Using KVL as
-1 + (30K Ohm)(IB)+0.7=0
Base Current is found to be IB= 800uA,
I am confused how to find Vo and Io , please describe mathematically.

 

Hi,

Problem with your "30K", it is a 300k resistor.

Start by calculating the base current as you did but using the right resistor value, unless of course you intended to use a different value for that resistor.
Multiply by the Beta to get the collector current Ic, which is directed downward.
Use Thevenin and/or Norton to convert the battery and 20k to a current source in parallel with the 20k, we'll call it Ix.
The current through the two now parallel resistors is Ip=Ix+Ic, and remember Ic will be negative or simply subtracted from Ip as: Ip=Ix-Ic.
Multiply Ip times the parallel resistance of the 20k and 200k to obtain Vo.
Check to see that the solution voltage is actually possible with a 10v battery.

 

-1 + (300KOhm)(IB)+0.7=0 ==> (300KOhm)(IB)=1-0.7=300mV

 

You have two loops there.
You only did one loop. The easy one.
Now do the other loop.

 

View attachment 101214
Using KVL as
-1 + (30K Ohm)(IB)+0.7=0
Base Current is found to be IB= 800uA,
I am confused how to find Vo and Io , please describe mathematically.
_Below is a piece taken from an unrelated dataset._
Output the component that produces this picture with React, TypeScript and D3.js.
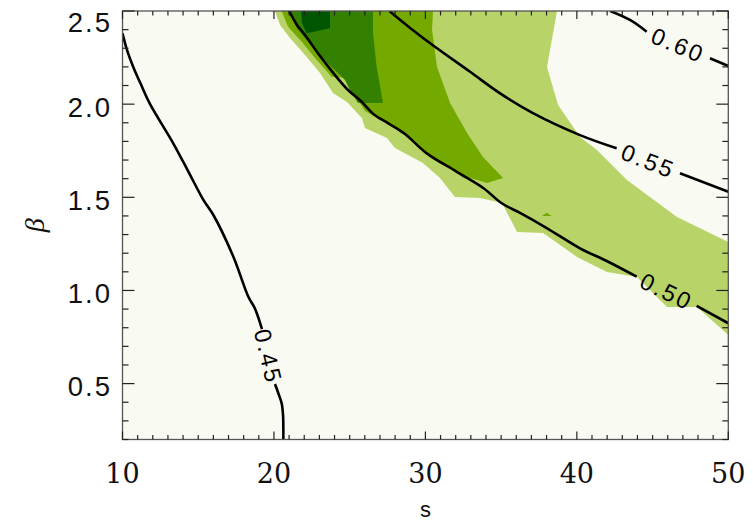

Show your work for how you came up with Ib = 800 uA.

That's not correct, but we can't begin to tell you what you did wrong unless you show us what you did, period.

 

Hi,

Nice diagram by Bordodynov in post #3. That illustrates the electrotopological transformation to simplify the problem nicely i think. Unfortunately it looks like the OP may not be returning or is taking a long time to reply.